What to produce:
Within the entries below, find the portion that opens with the line containing "Give me the" and closes with the line containing "import seaborn as sns". Retype that portion exactly and only.

--- BEGIN ---

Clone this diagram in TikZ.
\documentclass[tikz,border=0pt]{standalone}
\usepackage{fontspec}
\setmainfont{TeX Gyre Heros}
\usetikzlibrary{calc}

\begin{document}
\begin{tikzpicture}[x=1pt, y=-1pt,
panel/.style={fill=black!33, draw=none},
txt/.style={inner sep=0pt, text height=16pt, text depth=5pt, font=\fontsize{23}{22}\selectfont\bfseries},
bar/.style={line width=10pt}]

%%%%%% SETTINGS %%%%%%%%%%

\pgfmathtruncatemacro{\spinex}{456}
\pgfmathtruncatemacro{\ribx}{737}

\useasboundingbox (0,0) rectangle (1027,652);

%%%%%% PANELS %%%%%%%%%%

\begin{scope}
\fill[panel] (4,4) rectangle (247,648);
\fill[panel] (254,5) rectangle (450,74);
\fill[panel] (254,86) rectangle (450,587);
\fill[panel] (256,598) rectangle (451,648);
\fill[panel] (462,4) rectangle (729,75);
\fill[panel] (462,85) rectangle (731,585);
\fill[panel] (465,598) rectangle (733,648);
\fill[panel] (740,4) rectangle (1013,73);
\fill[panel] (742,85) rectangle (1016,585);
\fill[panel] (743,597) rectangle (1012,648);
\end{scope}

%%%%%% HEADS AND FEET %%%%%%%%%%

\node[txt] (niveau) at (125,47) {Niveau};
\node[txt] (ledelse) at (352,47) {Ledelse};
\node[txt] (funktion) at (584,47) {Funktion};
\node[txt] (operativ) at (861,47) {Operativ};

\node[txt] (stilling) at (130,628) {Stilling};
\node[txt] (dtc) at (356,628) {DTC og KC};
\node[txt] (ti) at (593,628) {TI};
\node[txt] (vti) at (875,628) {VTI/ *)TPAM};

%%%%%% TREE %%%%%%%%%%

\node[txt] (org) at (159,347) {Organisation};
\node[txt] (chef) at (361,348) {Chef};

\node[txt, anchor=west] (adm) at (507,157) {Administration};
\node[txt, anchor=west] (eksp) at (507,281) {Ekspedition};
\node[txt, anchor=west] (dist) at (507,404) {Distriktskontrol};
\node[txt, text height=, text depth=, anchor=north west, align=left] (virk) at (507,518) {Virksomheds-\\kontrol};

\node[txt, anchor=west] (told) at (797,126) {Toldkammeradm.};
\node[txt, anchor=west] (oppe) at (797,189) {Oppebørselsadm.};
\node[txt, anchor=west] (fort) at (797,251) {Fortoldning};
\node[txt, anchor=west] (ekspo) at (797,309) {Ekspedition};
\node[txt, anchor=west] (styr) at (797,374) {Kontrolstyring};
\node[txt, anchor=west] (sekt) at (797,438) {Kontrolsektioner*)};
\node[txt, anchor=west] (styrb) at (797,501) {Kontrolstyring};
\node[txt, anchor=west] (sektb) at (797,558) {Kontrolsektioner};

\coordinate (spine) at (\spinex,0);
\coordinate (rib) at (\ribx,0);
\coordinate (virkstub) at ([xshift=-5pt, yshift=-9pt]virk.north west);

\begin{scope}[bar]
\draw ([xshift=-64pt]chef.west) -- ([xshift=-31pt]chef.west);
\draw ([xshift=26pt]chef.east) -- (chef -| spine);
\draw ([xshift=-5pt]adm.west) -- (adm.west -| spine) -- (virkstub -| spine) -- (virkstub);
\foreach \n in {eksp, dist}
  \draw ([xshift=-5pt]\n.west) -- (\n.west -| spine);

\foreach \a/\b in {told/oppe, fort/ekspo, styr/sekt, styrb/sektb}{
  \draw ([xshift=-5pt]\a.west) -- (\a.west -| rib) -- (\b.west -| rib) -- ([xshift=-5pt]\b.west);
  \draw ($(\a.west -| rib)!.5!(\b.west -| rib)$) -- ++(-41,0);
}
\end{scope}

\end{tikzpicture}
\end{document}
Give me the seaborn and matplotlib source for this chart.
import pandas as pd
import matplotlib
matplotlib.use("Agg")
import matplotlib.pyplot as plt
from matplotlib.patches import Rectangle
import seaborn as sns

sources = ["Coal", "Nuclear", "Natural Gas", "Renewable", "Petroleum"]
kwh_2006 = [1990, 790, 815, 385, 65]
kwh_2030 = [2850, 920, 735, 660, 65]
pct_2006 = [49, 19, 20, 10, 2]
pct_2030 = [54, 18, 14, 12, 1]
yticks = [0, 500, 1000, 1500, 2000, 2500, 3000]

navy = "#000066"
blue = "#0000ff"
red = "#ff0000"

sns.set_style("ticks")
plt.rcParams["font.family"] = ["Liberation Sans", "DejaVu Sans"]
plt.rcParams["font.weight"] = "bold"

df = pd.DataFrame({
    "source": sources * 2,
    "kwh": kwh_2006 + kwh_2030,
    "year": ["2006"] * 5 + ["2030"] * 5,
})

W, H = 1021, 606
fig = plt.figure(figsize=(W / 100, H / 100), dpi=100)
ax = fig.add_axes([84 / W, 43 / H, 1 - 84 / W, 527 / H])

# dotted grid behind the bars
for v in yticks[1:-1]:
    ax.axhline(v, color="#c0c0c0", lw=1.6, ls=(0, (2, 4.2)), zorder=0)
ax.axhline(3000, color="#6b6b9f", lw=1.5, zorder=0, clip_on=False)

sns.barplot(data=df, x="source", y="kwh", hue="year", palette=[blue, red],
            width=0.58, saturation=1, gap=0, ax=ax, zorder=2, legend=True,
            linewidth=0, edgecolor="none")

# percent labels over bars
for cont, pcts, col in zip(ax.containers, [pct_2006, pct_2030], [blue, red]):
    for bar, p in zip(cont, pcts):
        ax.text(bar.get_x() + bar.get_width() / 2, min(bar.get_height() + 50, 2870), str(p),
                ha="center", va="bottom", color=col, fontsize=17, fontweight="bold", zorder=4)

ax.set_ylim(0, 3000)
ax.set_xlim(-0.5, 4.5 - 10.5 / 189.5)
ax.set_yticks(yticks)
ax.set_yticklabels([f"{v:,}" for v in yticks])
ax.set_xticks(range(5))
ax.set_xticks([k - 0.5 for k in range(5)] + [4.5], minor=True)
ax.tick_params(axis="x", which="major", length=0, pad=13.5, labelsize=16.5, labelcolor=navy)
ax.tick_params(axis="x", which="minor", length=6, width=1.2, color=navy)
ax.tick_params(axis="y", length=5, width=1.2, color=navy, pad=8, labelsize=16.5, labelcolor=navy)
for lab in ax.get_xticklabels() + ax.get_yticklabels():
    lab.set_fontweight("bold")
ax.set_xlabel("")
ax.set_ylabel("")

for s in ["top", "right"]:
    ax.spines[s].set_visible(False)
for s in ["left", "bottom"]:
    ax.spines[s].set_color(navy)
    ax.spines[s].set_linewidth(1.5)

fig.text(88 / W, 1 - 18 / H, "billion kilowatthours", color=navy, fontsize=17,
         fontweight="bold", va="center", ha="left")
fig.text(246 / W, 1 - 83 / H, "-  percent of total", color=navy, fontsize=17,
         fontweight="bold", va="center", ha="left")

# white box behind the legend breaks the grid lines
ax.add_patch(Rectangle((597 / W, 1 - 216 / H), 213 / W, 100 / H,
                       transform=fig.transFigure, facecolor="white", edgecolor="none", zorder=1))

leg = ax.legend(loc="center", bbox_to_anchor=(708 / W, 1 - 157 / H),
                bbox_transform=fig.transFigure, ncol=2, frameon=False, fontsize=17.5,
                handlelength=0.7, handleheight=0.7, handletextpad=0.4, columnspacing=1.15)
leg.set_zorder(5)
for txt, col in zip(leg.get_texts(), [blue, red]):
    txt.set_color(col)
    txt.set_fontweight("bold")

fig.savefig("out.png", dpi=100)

--- END ---

Result of this exercise:
Give me the seaborn and matplotlib source for this chart.
import pandas as pd
import matplotlib
matplotlib.use("Agg")
import matplotlib.pyplot as plt
from matplotlib.patches import Rectangle
import seaborn as sns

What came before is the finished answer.